The main idea I took from the previously posted quotes is that a person doesn’t have to be married or even in a “romantic” type of relationship to experience life-giving relationships. This is because marriage/romance isn’t the ultimate relationship, and because people can have deep, life-giving friendships. These ideas seemed really good to me; they seemed to make sense and to fit.
Personally, once these ideas sunk in, it felt like a weight had been lifted—it was great news. I hadn’t really been consciously aware of it, but I did have the notion that I wouldn’t really experience the kind of life-sharing relationship I desired until/unless I was married (or with the person whom I would eventually marry). Once pointed out, these ideas seem almost so obvious I wondered that I didn’t wholly see them before. Now, I know intellectually that marriage won’t fulfill every desire a person has. But it’s easy to slip into feeling like your waiting for what you really desire, as I had.
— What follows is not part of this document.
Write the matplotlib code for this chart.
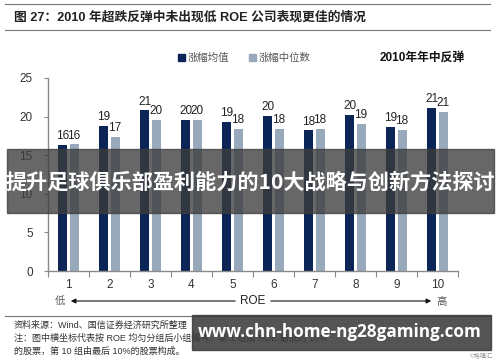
import matplotlib
matplotlib.use("Agg")
import matplotlib.pyplot as plt
from matplotlib.patches import Rectangle, FancyArrowPatch
import numpy as np

plt.rcParams['font.family'] = ['Liberation Sans', 'Noto Sans CJK SC', 'DejaVu Sans']

groups = [1, 2, 3, 4, 5, 6, 7, 8, 9, 10]
mean_vals = [16.3, 18.8, 20.8, 19.6, 19.3, 20.1, 18.2, 20.2, 18.7, 21.1]
median_vals = [16.4, 17.4, 19.6, 19.6, 18.4, 18.4, 18.4, 19.1, 18.3, 20.6]
mean_labels = ["16", "19", "21", "20", "19", "20", "18", "20", "19", "21"]
median_labels = ["16", "17", "20", "20", "18", "18", "18", "19", "18", "21"]
yticks = [0, 5, 10, 15, 20, 25]
series_names = ["涨幅均值", "涨幅中位数"]
title = "图 27：2010 年超跌反弹中未出现低 ROE 公司表现更佳的情况"
subtitle = "2010年年中反弹"
banner_text = "提升足球俱乐部盈利能力的10大战略与创新方法探讨"
url_text = "www.chn-home-ng28gaming.com"
notes = ["资料来源：Wind、国信证券经济研究所整理",
         "注：图中横坐标代表按 ROE 均匀分组后小组编号，第 1 组由 ROE 最低的 10%",
         "的股票，第 10 组由最后 10%的股票构成。"]

W, H = 500, 362
fig = plt.figure(figsize=(W / 100, H / 100), dpi=100)
fig.patch.set_facecolor("white")

def fx(px):
    return px / W

def fy(py):
    return 1 - py / H

dark = "#0B2656"
light = "#98A9BC"
gray_txt = "#555555"

ax = fig.add_axes([fx(48), fy(271), fx(458) - fx(48), fy(78) - fy(271)])
x = np.array(groups, dtype=float)
off = 0.135
bw = 0.22
ax.bar(x - off, mean_vals, width=bw, color=dark, zorder=2)
ax.bar(x + off, median_vals, width=bw, color=light, zorder=2)
for xi, v, lab in zip(x, mean_vals, mean_labels):
    ax.text(xi - off, v + 0.35, lab, ha="center", va="bottom", fontsize=8.5, color="#222222")
for xi, v, lab in zip(x, median_vals, median_labels):
    ax.text(xi + off, v + 0.35, lab, ha="center", va="bottom", fontsize=8.5, color="#222222")

ax.set_xlim(0.5, 10.5)
ax.set_ylim(0, 25)
ax.set_yticks(yticks)
ax.set_yticklabels([str(t) for t in yticks], fontsize=8.5, color="#333333")
ax.set_xticks(np.arange(0.5, 11, 1.0))
ax.set_xticklabels([])
ax.set_xticks(x, minor=True)
ax.set_xticklabels([str(g) for g in groups], minor=True, fontsize=8.5, color="#333333")
ax.tick_params(axis="x", which="minor", length=0, pad=6)
ax.tick_params(axis="x", which="major", length=4, color="#888888", direction="out")
ax.tick_params(axis="y", length=3, color="#888888", pad=8)
for s in ["top", "right"]:
    ax.spines[s].set_visible(False)
for s in ["left", "bottom"]:
    ax.spines[s].set_color("#8a8a8a")
    ax.spines[s].set_linewidth(1.0)

# header lines & title
fig.add_artist(plt.Line2D([fx(5), fx(490)], [fy(4), fy(4)], color="#777777", lw=0.8))
fig.add_artist(plt.Line2D([fx(5), fx(490)], [fy(30), fy(30)], color="#777777", lw=0.8))
fig.text(fx(14), fy(17), title, fontsize=9.2, fontweight="bold", color="#222222", va="center",
         family=['Liberation Sans', 'Noto Sans CJK SC'])

# legend
fig.add_artist(Rectangle((fx(178), fy(61)), fx(7), fy(54) - fy(61), color=dark))
fig.text(fx(188), fy(57.5), series_names[0], fontsize=7.5, color=gray_txt, va="center")
fig.add_artist(Rectangle((fx(249), fy(61)), fx(7), fy(54) - fy(61), color=light))
fig.text(fx(259), fy(57.5), series_names[1], fontsize=7.5, color=gray_txt, va="center")
fig.text(fx(380), fy(57.5), subtitle, fontsize=8.5, fontweight="bold", color="#111111", va="center")

# ROE arrows
fig.text(fx(60), fy(301), "低", fontsize=7.5, color=gray_txt, ha="center", va="center")
fig.add_artist(FancyArrowPatch((fx(238), fy(301)), (fx(68), fy(301)), arrowstyle="-|>",
                               mutation_scale=7, color="#111111", lw=0.8))
fig.text(fx(253), fy(301), "ROE", fontsize=8.5, color="#222222", ha="center", va="center")
fig.add_artist(FancyArrowPatch((fx(268), fy(301)), (fx(434), fy(301)), arrowstyle="-|>",
                               mutation_scale=7, color="#111111", lw=0.8))
fig.text(fx(442), fy(302), "高", fontsize=7.5, color=gray_txt, ha="center", va="center")

# footer
fig.add_artist(plt.Line2D([fx(5), fx(490)], [fy(316), fy(316)], color="#777777", lw=0.8))
for i, line in enumerate(notes):
    fig.text(fx(14), fy(325 + 13 * i), line, fontsize=6.5, color="#333333", va="center")
fig.text(fx(493), fy(356), "©格隆汇", fontsize=4.5, color="#999999", ha="right", va="center")

# overlay banners
fig.add_artist(Rectangle((fx(7), fy(213)), fx(487), fy(149) - fy(213), color="#3c3c3c", alpha=0.78, zorder=10))
fig.text(fx(250), fy(182), banner_text, fontsize=15.2, fontweight="bold", color="white",
         ha="center", va="center", zorder=11, family=['Noto Sans CJK SC', 'DejaVu Sans'])
fig.add_artist(Rectangle((fx(192), fy(350)), fx(299), fy(315) - fy(350), color="#3c3c3c", alpha=0.88, zorder=10))
fig.text(fx(340), fy(332), url_text, fontsize=12.3, fontweight="bold", color="white",
         ha="center", va="center", zorder=11, family=['Open Sans', 'DejaVu Sans'])

fig.savefig("out.png", dpi=100)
A little while after this, due in part to personal experience, I began to think, “This all sounds good in theory, and it may well be right, but is it practical in our culture?” Along with this, I was continuing to try and digest these ideas, and determine what I thought of them. I at least saw some truth in them, so they were creating a paradigm shift in my mind. However the subject of friendships and relationships is a broad and complex one. So moving a few ideas requires considering the effects on a whole lot of other intertwined ones. So I’m still trying to sort out exactly where my new paradigm will settle.